RAFT Polymerization for Advanced Morphological Control: From Individual Polymer Chains to Bulk Materials

Adv Mater. 2025 Jan;37(1):e2412407. doi: 10.1002/adma.202412407. Epub 2024 Nov 6.

Abstract

Control of the morphology of polymer systems is achieved through reversible-deactivation radical polymerization techniques such as Reversible Addition-Fragmentation chain Transfer (RAFT). Advanced RAFT techniques offer much more than just "living" polymerization - the RAFT toolkit now enables morphological control of polymer systems across many decades of length-scale.
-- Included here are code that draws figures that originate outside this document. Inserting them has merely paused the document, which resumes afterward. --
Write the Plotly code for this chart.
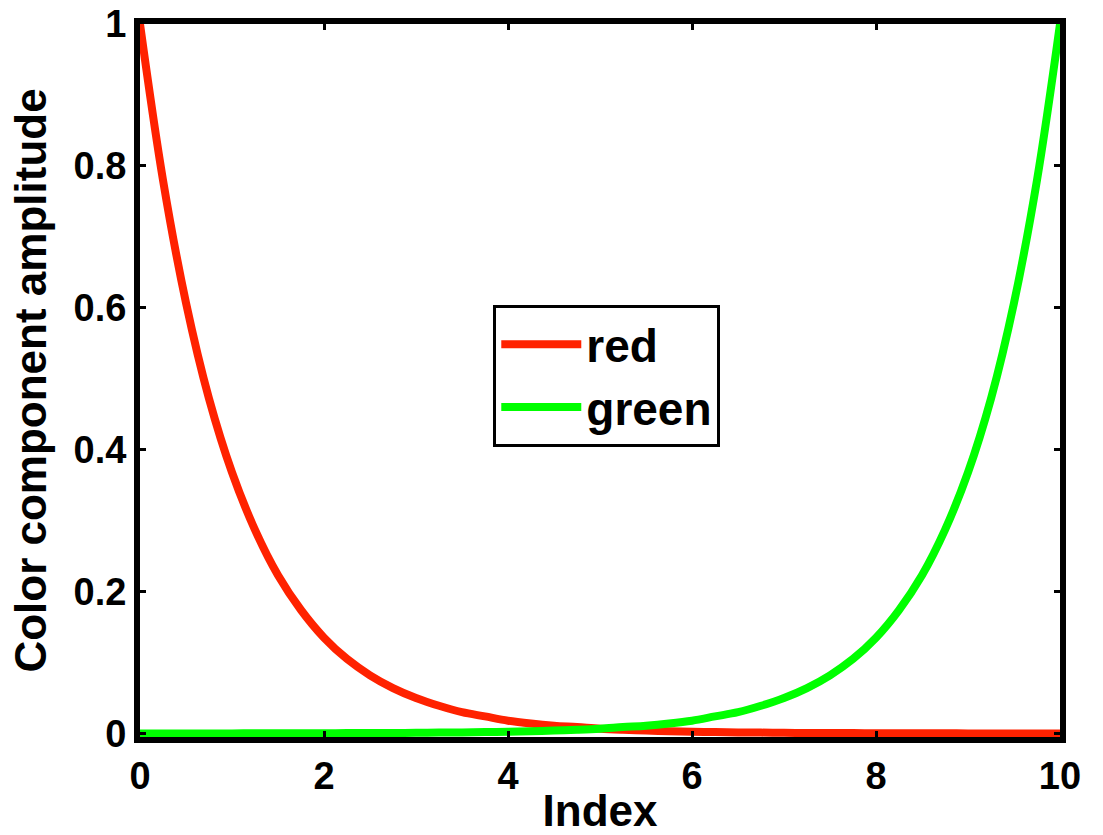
import plotly.graph_objects as go

# Data
index_values = [0, 0.25, 0.5, 0.75, 1, 1.25, 1.5, 1.75, 2, 2.25, 2.5, 2.75, 3, 3.25, 3.5, 3.75,
                4, 4.25, 4.5, 4.75, 5, 5.25, 5.5, 5.75, 6, 6.25, 6.5, 6.75, 7, 7.25, 7.5, 7.75,
                8, 8.25, 8.5, 8.75, 9, 9.25, 9.5, 9.75, 10]
red_values = [1.0, 0.78, 0.607, 0.472, 0.368, 0.287, 0.223, 0.174, 0.135, 0.105, 0.082, 0.064,
              0.050, 0.039, 0.030, 0.024, 0.018, 0.014, 0.011, 0.009, 0.0067, 0.0052, 0.0041,
              0.0032, 0.0025, 0.0019, 0.0015, 0.0012, 0.0009, 0.0007, 0.0006, 0.0005, 0.0004,
              0.0003, 0.0002, 0.0002, 0.0001, 0.0001, 0.0001, 0.0, 0.0]
green_values = [0.0, 0.0, 0.0001, 0.0001, 0.0001, 0.0002, 0.0002, 0.0003, 0.0004, 0.0005, 0.0006,
                0.0007, 0.0009, 0.0012, 0.0015, 0.0019, 0.0025, 0.0032, 0.0041, 0.0052, 0.0067,
                0.009, 0.011, 0.014, 0.018, 0.024, 0.030, 0.039, 0.050, 0.064, 0.082, 0.105,
                0.135, 0.174, 0.223, 0.287, 0.368, 0.472, 0.607, 0.78, 1.0]
x_ticks = [0, 2, 4, 6, 8, 10]
y_ticks = [0, 0.2, 0.4, 0.6, 0.8, 1]
y_tick_labels = ["0", "0.2", "0.4", "0.6", "0.8", "1"]

RED = "rgb(255,34,0)"
GREEN = "rgb(0,255,0)"
FONT = "Liberation Sans, Arial, sans-serif"

fig = go.Figure()
fig.add_trace(go.Scatter(x=index_values, y=red_values, mode="lines", name="red",
                         line=dict(color=RED, width=8, shape="spline")))
fig.add_trace(go.Scatter(x=index_values, y=green_values, mode="lines", name="green",
                         line=dict(color=GREEN, width=8, shape="spline")))

axis_common = dict(
    showline=True, linecolor="black", linewidth=6, mirror="ticks",
    ticks="inside", ticklen=6, tickwidth=3, tickcolor="black",
    showgrid=False, zeroline=False, automargin=False,
    tickfont=dict(family=FONT, size=38, color="black", weight="bold"),
)

fig.update_layout(
    width=1103, height=835,
    margin=dict(l=140, r=43, t=24, b=98),
    paper_bgcolor="white", plot_bgcolor="white",
    font=dict(family=FONT, color="black", weight="bold"),
    xaxis=dict(range=[0, 10], tickvals=x_ticks, ticktext=[str(v) for v in x_ticks],
               title=dict(text="Index", font=dict(family=FONT, size=44, weight="bold")),
               **axis_common),
    yaxis=dict(range=[-0.005, 1], tickvals=y_ticks, ticktext=y_tick_labels,
               title=dict(text="Color component amplitude", font=dict(family=FONT, size=44, weight="bold")),
               **axis_common),
    showlegend=True,
    legend=dict(x=0.384, y=0.606, xanchor="left", yanchor="top",
                bgcolor="white", bordercolor="black", borderwidth=3,
                font=dict(family=FONT, size=46, color="black", weight="bold"),
                itemwidth=80, tracegroupgap=0),
)

fig.write_html("out.html")
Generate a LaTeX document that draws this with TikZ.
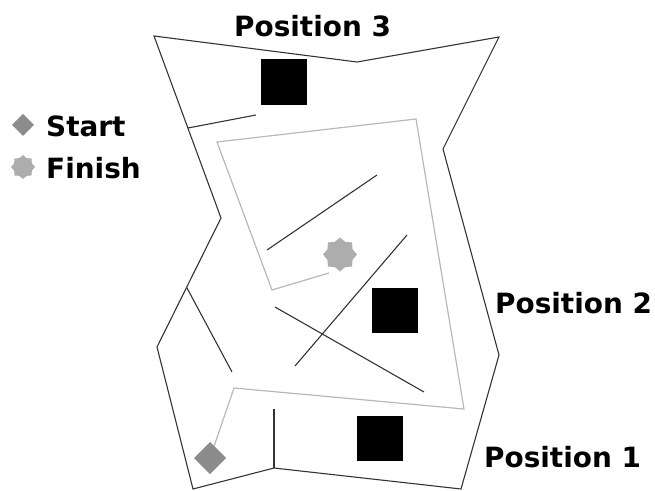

Morphological control is explored at the molecular-level in the context of syntheses where individual monomer unit insertion provides sequence-defined polymers (single unit monomer insertion, SUMI). By being able to define polymer architectures, the synthesis of bespoke shapes and sizes of nanostructures becomes possible by leveraging self-assembly (polymerization induced self-assembly, PISA). Finally, it is seen that macroscopic materials can be produced with nanoscale detail, based on phase-separated nanostructures (polymerization induced microphase separation, PIMS) and microscale detail based on 3D-printing technologies. RAFT control of morphology is seen to cross from molecular level to additive manufacturing length-scales, with complete morphological control over all length-scales.

Keywords: 3D printing; microphase separation; monomer sequence control; reversible addition‐fragmentation chain transfer (RAFT) polymerization; self‐assembly.